Monday, August 31, 2020

Review of Silent City by Alex Segura (2016, Polis Books)

Dumped by his fiancée and his newspaper career on the skids, each day Pete Fernandez drinks himself into a stupor. When a writer for the paper asks him to look into the disappearance of his daughter, a reporter, Pete reluctantly agrees. It pretty quickly becomes clear that something is awry, though the police don’t seem to want to know. The journalist had been investigating a series of underworld murders committed by a mysterious hitman known as The Silent Death and it seems she might have been on the cusp of revealing his identity. He might be a mess, but Pete used to be a bloodhound reporter, and he’s soon ruffling feathers as he tries to track down the missing journalist. And as he digs deeper, he’s drawn into the world of his father, a homicide detective who’s recently died, and the body count of The Silent Death rises.
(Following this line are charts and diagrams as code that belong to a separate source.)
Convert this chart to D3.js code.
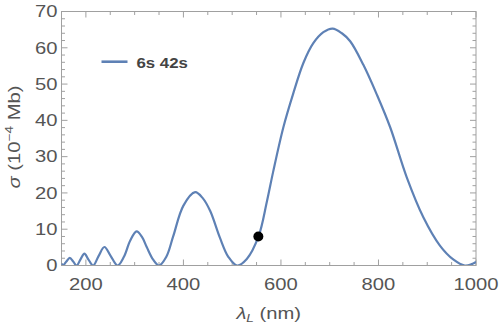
<!DOCTYPE html>
<html><head><meta charset="utf-8">
<script src="https://cdn.jsdelivr.net/npm/d3@7"></script>
<style>
html,body{margin:0;padding:0;background:#fff;}
svg{display:block;}
</style></head>
<body>
<script>
// ---- data ----
const lambdaNm = [150,153,160,167,174,181,189,197,205,215,226,238,251,265,278,291,304,315,325,338,350,365,379,400,424,440,455,475,492,510,530,554,571,584,605,625,646,666,687,706,725,742,769,797,824,858,892,926,954,977,990,1000];
const sigmaVal = [0.6,0,1.1,2.1,1.1,0,1.7,3.3,1.7,0,2.6,5.1,2.6,0,2.4,6.9,9.4,7.9,5.0,1.6,0,2.4,8.0,16.5,20.2,18.5,15.0,7.6,2.4,0,1.8,8.0,17.5,25.8,38.1,47.3,55.8,61.2,64.3,65.3,64.0,61.8,55.3,47.0,38.1,24.3,13.3,5.5,1.6,0,0.3,1.0];
const dotLambda = [553.7];
const dotSigma = [8.0];
const xTicks = [200,400,600,800,1000];
const yTicks = [0,10,20,30,40,50,60,70];
const seriesName = "6s 42s";

(function(){
const W=500,H=332;
const pL=61.5,pR=476,pT=11.5,pB=265.5;
const x=d3.scaleLinear().domain([150,1000]).range([pL,pR]);
const y=d3.scaleLinear().domain([0,70]).range([pB,pT]);

const svg=d3.select("body").append("svg").attr("width",W).attr("height",H);
const frameCol="#a0a0a0", labCol="#555555", lineCol="#5e81b5";
const fontF="'Liberation Sans', Arial, Helvetica, sans-serif";
const SX=1.24;

// frame
svg.append("rect").attr("x",pL).attr("y",pT).attr("width",pR-pL).attr("height",pB-pT)
  .attr("fill","none").attr("stroke",frameCol).attr("stroke-width",1);

const xMinor=d3.range(150,1001,50), yMinor=d3.range(0,70.1,2);
const tk=svg.append("g").attr("stroke",frameCol).attr("stroke-width",1);
xMinor.forEach(v=>{
  const L = xTicks.includes(v)?6:3.5;
  const px=x(v);
  tk.append("line").attr("x1",px).attr("x2",px).attr("y1",pB).attr("y2",pB-L);
  tk.append("line").attr("x1",px).attr("x2",px).attr("y1",pT).attr("y2",pT+L);
});
yMinor.forEach(v=>{
  const L = (Math.abs(v%10)<1e-6)?6:3.5;
  const py=y(v);
  tk.append("line").attr("x1",pL).attr("x2",pL+L).attr("y1",py).attr("y2",py);
  tk.append("line").attr("x1",pR).attr("x2",pR-L).attr("y1",py).attr("y2",py);
});

function label(xp,yp,txt,anchor,size,opts){
  const g=svg.append("g").attr("transform",`translate(${xp},${yp})${opts&&opts.rot?` rotate(${opts.rot})`:''}`);
  const t=g.append("text").attr("transform",`scale(${opts&&opts.sx?opts.sx:SX},1)`)
    .attr("text-anchor",anchor).attr("font-family",fontF).attr("font-size",size)
    .attr("fill",opts&&opts.fill?opts.fill:labCol);
  if(opts&&opts.bold) t.attr("font-weight","bold");
  if(txt!==null) t.text(txt);
  return t;
}
xTicks.forEach(v=>label(x(v),290,String(v),"middle",16.3));
yTicks.forEach(v=>label(pL-4,y(v)+5.8,String(v),"end",16.3));

// axis titles
const xl=label((pL+pR)/2,318.5,null,"middle",16.3);
xl.append("tspan").attr("font-style","italic").text("λ");
xl.append("tspan").attr("font-style","italic").attr("font-size",11).attr("dy",3.5).text("L");
xl.append("tspan").attr("dy",-3.5).text(" (nm)");

const yl=label(20,137,null,"middle",16.3,{rot:-90});
yl.append("tspan").attr("font-style","italic").text("σ");
yl.append("tspan").text(" (10");
yl.append("tspan").attr("font-size",11).attr("dy",-7).text("−4");
yl.append("tspan").attr("dy",7).text(" Mb)");

// curve
svg.append("clipPath").attr("id","clip").append("rect").attr("x",pL).attr("y",pT-2).attr("width",pR-pL).attr("height",pB-pT+1.6);
const pts=lambdaNm.map((l,i)=>[l,sigmaVal[i]]);
svg.append("path").datum(pts).attr("clip-path","url(#clip)")
  .attr("fill","none").attr("stroke",lineCol).attr("stroke-width",2.2)
  .attr("stroke-linejoin","round")
  .attr("d",d3.line().x(d=>x(d[0])).y(d=>y(d[1])).curve(d3.curveCatmullRom.alpha(0.5)));

// dot
svg.selectAll("circle.dot").data(dotLambda.map((l,i)=>[l,dotSigma[i]])).enter().append("circle")
  .attr("cx",d=>x(d[0])).attr("cy",d=>y(d[1])).attr("r",5).attr("fill","#000");

// legend
svg.append("line").attr("x1",101.5).attr("x2",127.5).attr("y1",61.7).attr("y2",61.7)
  .attr("stroke",lineCol).attr("stroke-width",2.6);
label(136.5,68.3,seriesName,"start",15,{bold:true,sx:1.12,fill:"#444444"});
})();
</script>
</body></html>
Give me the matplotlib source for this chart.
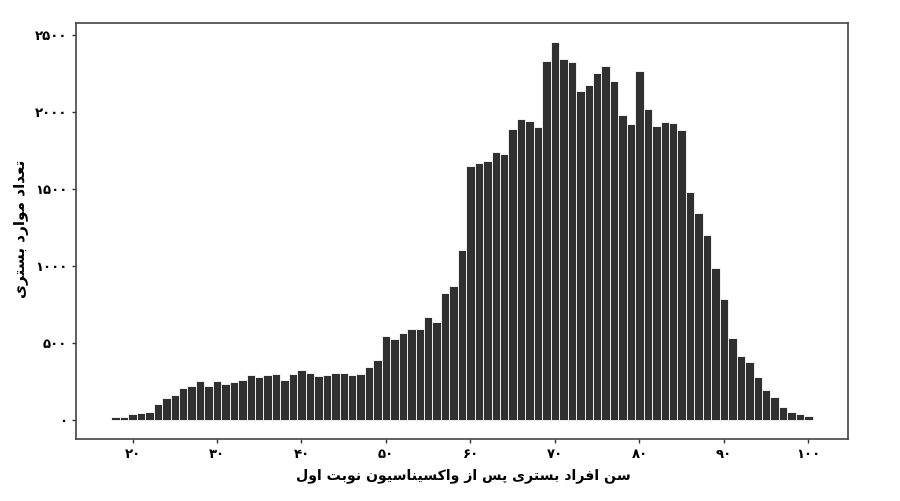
import matplotlib

matplotlib.use("Agg")
import matplotlib.pyplot as plt
import numpy as np

# hospitalised cases per year of age after the first vaccine dose
ages = np.arange(18, 101)
counts = [
    22, 22, 39, 45, 54, 102, 145, 162, 205, 221,
    255, 218, 255, 231, 244, 260, 290, 281, 290, 298,
    260, 301, 322, 307, 285, 292, 307, 303, 292, 296,
    344, 387, 545, 523, 567, 593, 593, 670, 636, 822,
    872, 1103, 1648, 1665, 1678, 1737, 1724, 1886, 1955, 1940,
    1899, 2332, 2451, 2340, 2323, 2137, 2174, 2252, 2295, 2200,
    1977, 1918, 2265, 2020, 1908, 1934, 1929, 1880, 1482, 1341,
    1200, 984, 787, 530, 417, 378, 277, 195, 147, 87,
    50, 37, 26,
]
x_ticks = [20, 30, 40, 50, 60, 70, 80, 90, 100]
y_ticks = [0, 500, 1000, 1500, 2000, 2500]

X_LABEL = "سن افراد بستری پس از واکسیناسیون نوبت اول"
Y_LABEL = "تعداد موارد بستری"

# matplotlib does no Arabic shaping, so pick presentation forms by hand
# (isolated, final, initial, medial)
FORMS = {
    "ا": "\uFE8D\uFE8E",
    "د": "\uFEA9\uFEAA",
    "ر": "\uFEAD\uFEAE",
    "ز": "\uFEAF\uFEB0",
    "و": "\uFEED\uFEEE",
    "ب": "\uFE8F\uFE90\uFE91\uFE92",
    "ت": "\uFE95\uFE96\uFE97\uFE98",
    "س": "\uFEB1\uFEB2\uFEB3\uFEB4",
    "ع": "\uFEC9\uFECA\uFECB\uFECC",
    "ف": "\uFED1\uFED2\uFED3\uFED4",
    "ل": "\uFEDD\uFEDE\uFEDF\uFEE0",
    "م": "\uFEE1\uFEE2\uFEE3\uFEE4",
    "ن": "\uFEE5\uFEE6\uFEE7\uFEE8",
    "پ": "\uFB56\uFB57\uFB58\uFB59",
    "ک": "\uFB8E\uFB8F\uFB90\uFB91",
    "ی": "\uFBFC\uFBFD\uFBFE\uFBFF",
}
RIGHT_ONLY = set("ادرزو")
FA_DIGITS = str.maketrans("0123456789", "۰۱۲۳۴۵۶۷۸۹")


def shape(text):
    out = []
    for i, ch in enumerate(text):
        if ch not in FORMS:
            out.append(ch)
            continue
        prev = text[i - 1] if i > 0 else ""
        nxt = text[i + 1] if i + 1 < len(text) else ""
        joins_prev = prev in FORMS and prev not in RIGHT_ONLY
        joins_next = nxt in FORMS and ch not in RIGHT_ONLY
        forms = FORMS[ch]
        if joins_prev and joins_next:
            out.append(forms[3])
        elif joins_prev:
            out.append(forms[1])
        elif joins_next:
            out.append(forms[2])
        else:
            out.append(forms[0])
    return "".join(reversed(out))


def fa(n):
    return str(n).translate(FA_DIGITS)


plt.rcParams["font.family"] = ["DejaVu Sans"]
plt.rcParams["font.weight"] = "bold"

fig = plt.figure(figsize=(9, 5.01), dpi=100)
ax = fig.add_axes([0.0848, 0.1238, 0.8571, 0.8297])

ax.bar(ages, counts, width=1.0, color="#303030", edgecolor="white", linewidth=0.6)

span = (ages[-1] + 0.5) - (ages[0] - 0.5)
ax.set_xlim(ages[0] - 0.5 - 0.05 * span, ages[-1] + 0.5 + 0.05 * span)
ax.set_ylim(-0.05 * max(counts), 1.05 * max(counts))

ax.set_xticks(x_ticks)
ax.set_xticklabels([fa(v) for v in x_ticks], fontsize=9.5, fontweight="bold")
ax.set_yticks(y_ticks)
ax.set_yticklabels([fa(v) for v in y_ticks], fontsize=9.5, fontweight="bold")
ax.tick_params(length=3, width=1, color="#333333", pad=3.5)

fig.text(0.5144, 1 - 476 / 501, shape(X_LABEL), fontsize=10.2, fontweight="bold",
         ha="center", va="center")
fig.text(22 / 900, 1 - 229 / 501, shape(Y_LABEL), fontsize=11, fontweight="bold",
         ha="center", va="center", rotation=90)

for spine in ax.spines.values():
    spine.set_color("#444444")
    spine.set_linewidth(1.2)

fig.savefig("out.png", dpi=100, facecolor="white")
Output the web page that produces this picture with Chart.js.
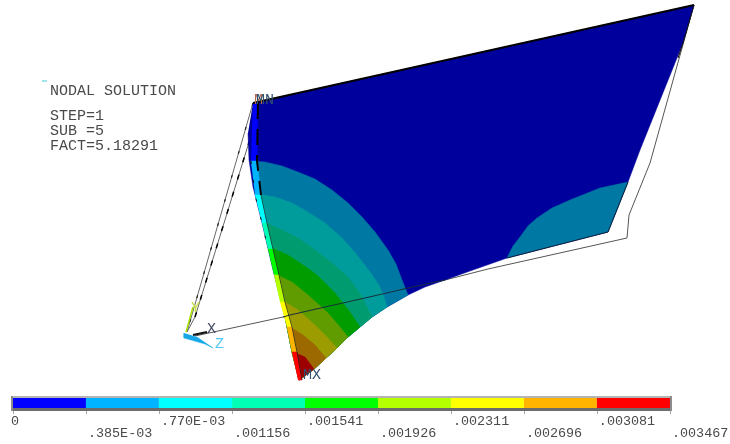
<!DOCTYPE html>
<html lang="en">

<head>
    <meta charset="UTF-8">
    <title>NODAL SOLUTION</title>
    <style>
        body { margin: 0; background: #fff; }
        canvas { display: block; }
    </style>
</head>

<body>
    <canvas id="myChart" width="730" height="444"></canvas>
    <script src="https://cdn.jsdelivr.net/npm/chart.js@4/dist/chart.umd.min.js"></script>
    <script>
        // contour levels and their labels
        const levels = [0, .000385, .00077, .001156, .001541, .001926, .002311, .002696, .003081, .003467]
        const levelLabels = ['0', '.385E-03', '.770E-03', '.001156', '.001541', '.001926', '.002311', '.002696', '.003081', '.003467']
        const legendColors = ['#0000ff', '#00b4ff', '#00ffff', '#00ffb4', '#00ff00', '#b4ff00', '#ffff00', '#ffb400', '#ff0000']
        const shadedColors = ['#00009c', '#0078a4', '#009c9c', '#009c70', '#009c00', '#609c00', '#9c9c00', '#9c6800', '#9c0000']

        const infoLines = ['NODAL SOLUTION', 'STEP=1', 'SUB =5', 'FACT=5.18291']

        // plate outline
        const bodyX = [253, 694, 683, 640, 628, 608, 507, 470, 445, 425, 408, 387, 372, 360, 348, 337, 326, 314, 299, 285, 273, 262, 253, 249, 248]
        const bodyY = [103, 5, 43, 150, 182, 232, 258, 271, 280, 287, 295, 307, 317, 327, 337, 348, 358, 369, 380, 317, 270, 223, 187, 160, 133]

        // plate edges near the tip, contour bands are closed along these
        const edgeBottomX = [408, 387, 372, 360, 348, 337, 326, 314, 299]
        const edgeBottomY = [295, 307, 317, 327, 337, 348, 358, 369, 380]
        const edgeLeftX = [299, 292, 285, 278, 272, 266, 258, 251]
        const edgeLeftY = [380, 352, 317, 282, 249, 223, 195, 162]

        // contour lines, outermost first
        const arcsX = [
            [250, 265, 282, 298, 315, 332, 348, 362, 375, 388, 396, 402, 408],
            [258, 275, 292, 308, 325, 342, 357, 370, 379, 384, 387],
            [266, 282, 298, 315, 332, 348, 361, 372],
            [272, 288, 303, 317, 335, 350, 360],
            [277, 292, 308, 328, 340, 348],
            [285, 298, 315, 327, 337],
            [290, 303, 315, 326],
            [293, 305, 314]
        ]
        const arcsY = [
            [161, 162, 166, 172, 179, 190, 203, 217, 232, 250, 264, 280, 295],
            [194, 197, 203, 212, 223, 238, 255, 272, 285, 297, 307],
            [223, 230, 238, 250, 263, 277, 295, 317],
            [248, 255, 265, 275, 293, 312, 327],
            [275, 282, 295, 313, 327, 337],
            [302, 310, 325, 337, 348],
            [327, 335, 345, 358],
            [352, 357, 369]
        ]

        // teal patch at the far corner
        const patchX = [507, 513, 520, 528, 537, 552, 570, 600, 628, 608]
        const patchY = [258, 246, 237, 226, 218, 208, 200, 188, 182, 232]

        // bright strip along the left side
        const stripLeftX = [253, 251, 255, 262, 268, 274, 280, 287, 292, 298]
        const stripRightX = [258, 257, 261, 267, 273, 279, 285, 292, 297, 302]
        const stripY = [103, 161, 195, 223, 249, 275, 302, 327, 352, 380]

        // undeformed shape
        const wireX = [253, 187, 195, 258]
        const wireY = [103, 332, 317, 113]
        const baseX = [195, 283, 290, 325, 365, 408, 445, 488, 627, 629, 650, 694]
        const baseY = [336, 317, 315, 307, 298, 288, 280, 269, 238, 215, 163, 5]

        // axis triad
        const triadLimeX = [186, 193]
        const triadLimeY = [332, 307]
        const triadBlueX = [184, 184, 205, 213, 197]
        const triadBlueY = [333, 338, 344, 348, 337]
        const triadBlackX = [193, 207]
        const triadBlackY = [335, 332]

        const pts = (xs, ys) => xs.map((x, i) => ({ x: x, y: ys[i] }))

        const datasets = []
        function poly(data, color) {
            datasets.push({ data: data, backgroundColor: color, borderColor: color, borderWidth: 0.5, fill: 'shape', showLine: true, pointRadius: 0, order: -datasets.length })
        }
        function line(data, color, width, dash) {
            datasets.push({ data: data, borderColor: color, borderWidth: width, borderDash: dash || [], fill: false, showLine: true, pointRadius: 0, order: -datasets.length })
        }

        line(pts(wireX, wireY), '#666666', 1)
        line(pts(wireX.slice(2), wireY.slice(2)), '#000000', 1.5, [5, 13])
        line(pts(wireX.slice(0, 2), wireY.slice(0, 2)), '#222222', 1.2, [3, 22])
        line(pts(baseX, baseY), '#555555', 1)
        poly(pts(bodyX, bodyY), shadedColors[0])
        poly(pts(patchX, patchY), shadedColors[1])
        arcsX.forEach((ax, i) => {
            const ay = arcsY[i]
            const endX = ax[ax.length - 1]
            const startY = ay[0]
            const bottom = pts(edgeBottomX, edgeBottomY).filter(p => p.x < endX)
            const left = pts(edgeLeftX, edgeLeftY).filter(p => p.y > startY)
            poly(pts(ax, ay).concat(bottom, left), shadedColors[i + 1])
        })
        for (let i = 0; i < stripY.length - 1; i++) {
            poly([
                { x: stripLeftX[i], y: stripY[i] }, { x: stripRightX[i], y: stripY[i] },
                { x: stripRightX[i + 1], y: stripY[i + 1] }, { x: stripLeftX[i + 1], y: stripY[i + 1] }
            ], legendColors[i])
        }
        line(pts(stripRightX.slice(2), stripY.slice(2)), '#222222', 0.8)
        line(pts(stripRightX.slice(0, 3), stripY.slice(0, 3)), '#000000', 2, [16, 10])
        line(pts(stripLeftX.slice(1, 5), stripY.slice(1, 5)), '#111111', 1, [3, 16])
        line(pts(baseX.slice(1, 7), baseY.slice(1, 7)), '#16303a', 1)
        line(pts([507, 608, 628], [258, 232, 182]), '#10203a', 1)
        line(pts([253, 694], [103, 5]), '#000000', 2)
        line(pts([694, 683, 678], [5, 43, 58]), '#111111', 1)
        line(pts(triadLimeX, triadLimeY), '#a8e000', 1.5)
        poly(pts(triadBlueX, triadBlueY), '#18a8e8')
        line(pts(triadBlackX, triadBlackY), '#111111', 2)
        line(pts([42, 47], [81, 81]), '#40c8d8', 1)

        // colour key, frame first and then one run per level
        line(pts([11, 672], [397, 397]), '#b4b4b4', 2)
        line(pts([11, 672], [409.5, 409.5]), '#6c6c6c', 3)
        line(pts([12, 12], [396, 411]), '#8c8c8c', 2)
        line(pts([671, 671], [396, 411]), '#8c8c8c', 2)
        legendColors.forEach((c, i) => {
            datasets.push({
                data: [{ x: levels[i], y: 403 }, { x: levels[i + 1], y: 403 }],
                xAxisID: 'xKey', borderColor: c, borderWidth: 10, fill: false, showLine: true,
                pointRadius: 0, order: -datasets.length
            })
        })

        const pxPerLevel = (670 - 13) / levels[levels.length - 1]

        const textPlugin = {
            id: 'ansysText',
            afterDraw(chart) {
                const ctx = chart.ctx
                const key = chart.scales.xKey
                ctx.save()
                ctx.textBaseline = 'alphabetic'
                ctx.textAlign = 'left'
                ctx.fillStyle = '#4a4a4a'
                ctx.font = '15px "Liberation Mono"'
                ctx.fillText(infoLines[0], 50, 95)
                ctx.fillText(infoLines[1], 50, 120)
                ctx.fillText(infoLines[2], 50, 135)
                ctx.fillText(infoLines[3], 50, 150)

                ctx.font = '13.4px "Liberation Mono"'
                levelLabels.forEach((label, i) => {
                    const x = key.getPixelForValue(levels[i])
                    ctx.fillStyle = '#a8a8a8'
                    ctx.fillRect(Math.round(x), 411, 1, 3)
                    ctx.fillStyle = '#4a4a4a'
                    ctx.fillText(label, i === 0 ? x - 2 : x + 2, i % 2 === 0 ? 425 : 437)
                })

                ctx.font = '15px "Liberation Mono"'
                ctx.fillStyle = '#b06a50'
                ctx.fillText('M', 254, 104)
                ctx.fillStyle = '#305070'
                ctx.fillText('MN', 256, 104)
                ctx.fillText('MX', 303, 379)
                ctx.fillStyle = '#404a60'
                ctx.fillText('X', 207, 333)
                ctx.fillStyle = '#c8e040'
                ctx.fillText('Y', 191, 312)
                ctx.fillStyle = '#50c8f8'
                ctx.fillText('Z', 215, 348)
                ctx.restore()
            }
        }

        const ctx = document.querySelector('#myChart').getContext('2d')
        const chart = new Chart(ctx, {
            type: 'scatter',
            data: { datasets: datasets },
            plugins: [textPlugin],
            options: {
                responsive: false,
                animation: false,
                layout: { padding: 0 },
                plugins: { legend: { display: false }, tooltip: { enabled: false } },
                scales: {
                    x: { type: 'linear', min: 0, max: 730, display: false },
                    y: { type: 'linear', min: 0, max: 444, reverse: true, display: false },
                    xKey: { type: 'linear', axis: 'x', min: -13 / pxPerLevel, max: (730 - 13) / pxPerLevel, display: false }
                }
            }
        })
    </script>
</body>

</html>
Silent City is a journalist turned PI tale set in Miami, following the attempt of a drunken, washed up reporter trying to track down a colleague who’d been working on a big story for the crime desk. It’s one of those tales where just about every character, regardless of their role, is already a part of the lead character’s life, the trajectory and mystery of the story is telegraphed from a very long way out, and the tale is driven forward by plot devices. And the characters were a little too typeset and one-dimensional. The result is a derivative crime thriller, told through workman-like prose, which has a decent pace, intrigue and tension, but is wholly unbelievable yet predictable. It passed the time, but sparked little else.